V
A STUDENT OF PHILOSOPHY AT NAPLES
The Culex seems to have been completed in September 48 B.C., and the main part of the Ciris was written not much later. Now came a crisis in Vergil’s affairs. Perhaps his own experience in the law courts, or the conviction that public life could contain no interest under an autocracy, or disgust at rhetorical futility, or perhaps a copy of Lucretius brought him to a stop. Lucretius he certainly had been reading; of that the Ciris provides unmistakable evidence. And the spell of that poet he never escaped. His farewell to Rome and rhetoric has been quoted in part above. The end of the poem bids—though more reluctantly—farewell to the muses also:
Ite hinc Camenae; vos quoque ite jam sane dulces Camenae (nam fatebimur verum, dulces fuistis): et tamen meas chartas revisitote, sed pudenter et raro.
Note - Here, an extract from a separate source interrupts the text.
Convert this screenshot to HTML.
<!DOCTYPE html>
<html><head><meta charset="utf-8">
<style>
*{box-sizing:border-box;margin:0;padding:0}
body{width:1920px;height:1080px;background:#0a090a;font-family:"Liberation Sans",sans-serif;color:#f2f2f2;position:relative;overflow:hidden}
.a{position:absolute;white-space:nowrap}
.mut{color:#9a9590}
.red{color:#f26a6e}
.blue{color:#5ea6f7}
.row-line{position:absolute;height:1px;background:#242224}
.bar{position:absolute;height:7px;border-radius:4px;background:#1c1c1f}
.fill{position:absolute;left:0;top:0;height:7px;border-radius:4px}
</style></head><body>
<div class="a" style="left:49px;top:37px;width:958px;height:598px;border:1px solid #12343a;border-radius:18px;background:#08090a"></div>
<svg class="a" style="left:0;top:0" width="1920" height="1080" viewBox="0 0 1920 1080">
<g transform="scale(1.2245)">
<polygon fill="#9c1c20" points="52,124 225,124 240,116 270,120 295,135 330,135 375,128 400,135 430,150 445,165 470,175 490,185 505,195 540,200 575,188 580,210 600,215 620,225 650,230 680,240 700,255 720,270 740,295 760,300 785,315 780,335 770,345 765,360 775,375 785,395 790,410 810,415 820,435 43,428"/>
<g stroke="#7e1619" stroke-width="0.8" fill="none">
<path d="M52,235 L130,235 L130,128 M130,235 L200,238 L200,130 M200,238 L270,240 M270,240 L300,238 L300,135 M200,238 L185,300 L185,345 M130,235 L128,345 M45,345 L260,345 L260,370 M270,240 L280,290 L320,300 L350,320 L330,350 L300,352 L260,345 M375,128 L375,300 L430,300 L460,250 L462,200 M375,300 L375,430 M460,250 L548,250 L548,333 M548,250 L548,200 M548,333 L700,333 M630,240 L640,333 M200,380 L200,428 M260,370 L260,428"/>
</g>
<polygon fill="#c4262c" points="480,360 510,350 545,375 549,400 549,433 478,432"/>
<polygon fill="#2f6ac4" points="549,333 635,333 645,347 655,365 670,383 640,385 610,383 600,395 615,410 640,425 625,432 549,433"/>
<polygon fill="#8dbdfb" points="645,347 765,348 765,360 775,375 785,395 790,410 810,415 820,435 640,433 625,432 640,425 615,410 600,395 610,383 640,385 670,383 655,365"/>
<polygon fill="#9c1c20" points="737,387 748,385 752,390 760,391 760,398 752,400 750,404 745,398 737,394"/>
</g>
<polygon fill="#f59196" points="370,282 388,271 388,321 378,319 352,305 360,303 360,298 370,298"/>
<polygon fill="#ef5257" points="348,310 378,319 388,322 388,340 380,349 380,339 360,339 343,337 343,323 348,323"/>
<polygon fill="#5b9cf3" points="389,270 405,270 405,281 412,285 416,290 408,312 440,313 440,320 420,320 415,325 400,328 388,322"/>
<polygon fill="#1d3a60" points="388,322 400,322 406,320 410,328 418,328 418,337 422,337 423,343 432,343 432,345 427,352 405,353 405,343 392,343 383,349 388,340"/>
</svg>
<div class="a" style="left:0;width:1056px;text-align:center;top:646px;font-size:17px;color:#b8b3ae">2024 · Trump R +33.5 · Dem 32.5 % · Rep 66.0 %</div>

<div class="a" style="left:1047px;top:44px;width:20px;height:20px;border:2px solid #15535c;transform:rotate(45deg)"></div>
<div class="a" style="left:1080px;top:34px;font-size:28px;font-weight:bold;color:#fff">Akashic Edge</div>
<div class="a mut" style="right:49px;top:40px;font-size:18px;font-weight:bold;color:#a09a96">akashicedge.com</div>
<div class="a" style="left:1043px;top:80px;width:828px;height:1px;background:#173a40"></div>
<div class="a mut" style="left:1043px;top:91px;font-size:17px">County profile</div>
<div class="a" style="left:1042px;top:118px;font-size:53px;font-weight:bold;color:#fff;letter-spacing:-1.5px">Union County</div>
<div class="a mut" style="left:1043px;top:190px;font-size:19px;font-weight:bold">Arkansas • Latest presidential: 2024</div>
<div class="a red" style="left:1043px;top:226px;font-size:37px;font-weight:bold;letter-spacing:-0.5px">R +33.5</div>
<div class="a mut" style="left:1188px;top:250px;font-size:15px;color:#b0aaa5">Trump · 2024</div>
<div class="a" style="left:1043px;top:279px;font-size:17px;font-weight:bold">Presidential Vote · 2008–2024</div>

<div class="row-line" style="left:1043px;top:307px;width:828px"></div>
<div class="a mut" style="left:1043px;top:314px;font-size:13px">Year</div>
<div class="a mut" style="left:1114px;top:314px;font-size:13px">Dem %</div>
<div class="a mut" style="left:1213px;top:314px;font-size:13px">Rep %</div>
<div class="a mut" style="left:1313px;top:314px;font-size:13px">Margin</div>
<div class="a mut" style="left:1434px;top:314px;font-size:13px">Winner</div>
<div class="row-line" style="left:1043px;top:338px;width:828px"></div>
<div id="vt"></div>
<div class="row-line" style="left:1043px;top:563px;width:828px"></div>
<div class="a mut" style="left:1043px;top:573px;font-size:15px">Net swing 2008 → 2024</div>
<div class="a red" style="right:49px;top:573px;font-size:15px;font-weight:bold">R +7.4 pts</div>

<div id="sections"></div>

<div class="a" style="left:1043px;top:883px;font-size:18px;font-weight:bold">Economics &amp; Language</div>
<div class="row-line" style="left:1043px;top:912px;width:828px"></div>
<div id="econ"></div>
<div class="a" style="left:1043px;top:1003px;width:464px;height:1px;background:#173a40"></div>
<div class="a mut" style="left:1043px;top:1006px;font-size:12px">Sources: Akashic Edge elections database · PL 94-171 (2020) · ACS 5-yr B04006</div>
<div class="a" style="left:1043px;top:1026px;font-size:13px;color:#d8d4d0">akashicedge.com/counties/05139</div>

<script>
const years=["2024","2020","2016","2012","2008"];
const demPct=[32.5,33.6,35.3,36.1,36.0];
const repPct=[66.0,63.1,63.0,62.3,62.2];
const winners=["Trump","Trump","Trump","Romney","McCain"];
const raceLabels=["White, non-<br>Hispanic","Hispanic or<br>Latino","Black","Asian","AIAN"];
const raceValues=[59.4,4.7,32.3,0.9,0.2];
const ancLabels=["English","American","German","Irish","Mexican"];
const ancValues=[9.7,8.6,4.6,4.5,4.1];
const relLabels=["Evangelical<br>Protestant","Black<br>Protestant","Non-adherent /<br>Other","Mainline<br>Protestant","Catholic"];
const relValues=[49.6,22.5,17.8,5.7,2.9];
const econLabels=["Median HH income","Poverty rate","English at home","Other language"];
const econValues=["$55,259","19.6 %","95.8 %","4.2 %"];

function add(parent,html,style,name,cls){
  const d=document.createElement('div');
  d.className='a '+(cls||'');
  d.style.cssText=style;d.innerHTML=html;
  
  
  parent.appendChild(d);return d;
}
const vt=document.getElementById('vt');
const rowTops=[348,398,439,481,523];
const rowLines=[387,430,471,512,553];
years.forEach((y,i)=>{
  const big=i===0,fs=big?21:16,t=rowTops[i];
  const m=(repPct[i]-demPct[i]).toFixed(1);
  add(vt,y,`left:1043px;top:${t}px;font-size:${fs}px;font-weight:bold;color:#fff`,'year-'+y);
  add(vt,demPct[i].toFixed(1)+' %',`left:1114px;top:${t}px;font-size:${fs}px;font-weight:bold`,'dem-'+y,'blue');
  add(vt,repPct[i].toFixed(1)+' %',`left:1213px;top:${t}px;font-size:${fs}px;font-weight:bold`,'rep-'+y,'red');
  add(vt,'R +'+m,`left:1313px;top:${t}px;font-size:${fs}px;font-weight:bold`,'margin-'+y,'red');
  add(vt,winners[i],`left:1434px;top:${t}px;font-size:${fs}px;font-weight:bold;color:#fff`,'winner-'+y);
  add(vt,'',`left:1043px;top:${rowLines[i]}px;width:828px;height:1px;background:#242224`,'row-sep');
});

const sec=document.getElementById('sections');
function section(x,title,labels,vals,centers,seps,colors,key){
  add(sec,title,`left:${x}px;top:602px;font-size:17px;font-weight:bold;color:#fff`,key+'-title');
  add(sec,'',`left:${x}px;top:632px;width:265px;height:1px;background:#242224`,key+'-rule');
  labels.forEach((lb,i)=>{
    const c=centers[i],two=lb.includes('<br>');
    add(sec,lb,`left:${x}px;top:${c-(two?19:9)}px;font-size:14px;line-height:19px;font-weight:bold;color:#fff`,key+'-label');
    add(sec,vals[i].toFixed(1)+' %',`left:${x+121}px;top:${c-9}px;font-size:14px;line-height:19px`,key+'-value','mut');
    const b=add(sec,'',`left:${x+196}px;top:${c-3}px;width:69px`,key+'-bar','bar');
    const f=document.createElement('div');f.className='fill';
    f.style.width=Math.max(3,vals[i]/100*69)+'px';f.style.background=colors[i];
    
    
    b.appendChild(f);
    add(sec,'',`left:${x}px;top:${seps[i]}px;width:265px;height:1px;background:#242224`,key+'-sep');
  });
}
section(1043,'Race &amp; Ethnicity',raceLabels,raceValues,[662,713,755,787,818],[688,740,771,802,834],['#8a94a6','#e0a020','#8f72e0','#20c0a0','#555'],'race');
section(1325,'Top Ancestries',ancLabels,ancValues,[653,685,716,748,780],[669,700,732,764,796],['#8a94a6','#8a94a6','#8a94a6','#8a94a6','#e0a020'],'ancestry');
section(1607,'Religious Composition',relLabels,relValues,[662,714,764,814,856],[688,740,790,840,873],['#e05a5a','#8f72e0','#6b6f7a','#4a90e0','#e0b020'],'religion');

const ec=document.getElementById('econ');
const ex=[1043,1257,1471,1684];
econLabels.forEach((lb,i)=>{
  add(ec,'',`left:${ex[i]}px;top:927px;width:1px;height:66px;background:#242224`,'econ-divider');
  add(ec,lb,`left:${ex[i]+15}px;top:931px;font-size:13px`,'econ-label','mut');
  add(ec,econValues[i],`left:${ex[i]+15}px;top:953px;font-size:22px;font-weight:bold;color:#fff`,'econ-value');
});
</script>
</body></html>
It is to Siro that he now went, the Epicurean philosopher who, closely associated with the voluminous Philodemus, was conducting a very popular garden-school at Naples, outranking in fact the original school at Athens. It is not unlikely that this is where Lucretius himself had studied.
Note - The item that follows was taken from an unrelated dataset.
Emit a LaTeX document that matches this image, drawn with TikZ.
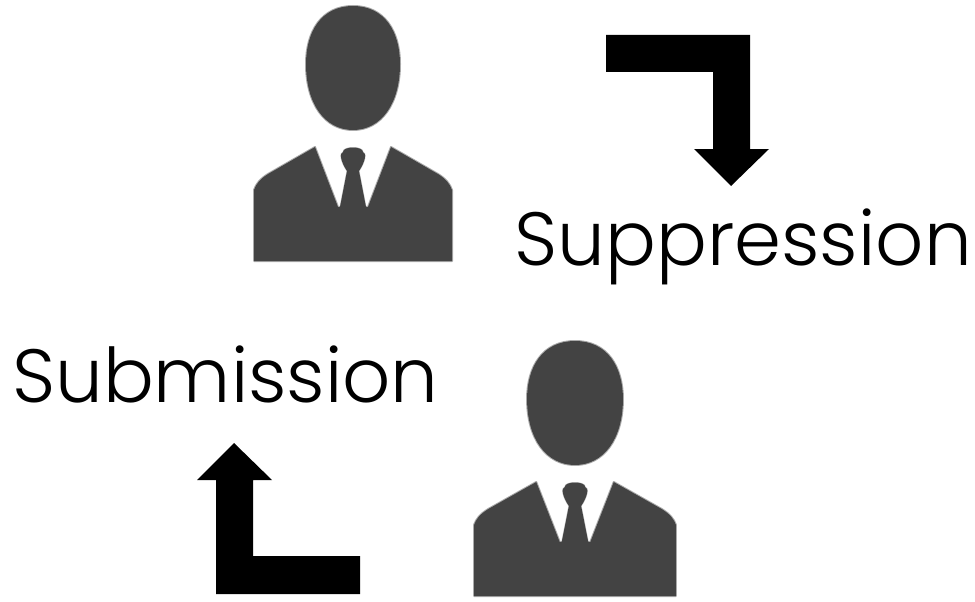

It is well to bear in mind that the ensuing years of philosophical study were spent at Naples—a Greek city then—and very largely among Greeks. This fact provides a key to much of Vergil. Our biographies have somehow assumed Rome as the center of Siro’s activities, though the evidence in favor of Naples is unmistakable. Not only does Vergil speak of a journey (Catal. V. 8):
Nos ad beatos vela mittimus portus
Magni petentes docta dicta Sironis,
and Servius say Neapoli studuit, and the Ciris mention Cecropus horrulus, and Cicero in all his references place Siro on the bay of Naples,[1] but a fragment of a Herculanean roll of Philodemus locates the garden school in the suburbs of Naples.
[Footnote 1: De Fin. II. 119, Cumaean villa; Acad. II. 106, Bauli; Ad. Fam. VI. 11.2; Vestorius is a Neapolitan; of. Class. Phil. 1920, p. 107, and Am. Jour. Philology, XLI, 115. For other possible references, see Am. Jour. Phil.1920, XLI, 280 ff.]
Even after Siro’s death—about 42 B.C.—Vergil seems to have remained at Naples, probably inheriting his teacher’s villa. In 38 he with Varius and Plotius came up from Naples to Sinuessa to join Maecenas’ party on their journey to Brundisium; Vergil wrote the Georgics at Naples in the thirties (Georg. IV. 460), and Donatus actually remarks that the poet was seldom seen at Rome.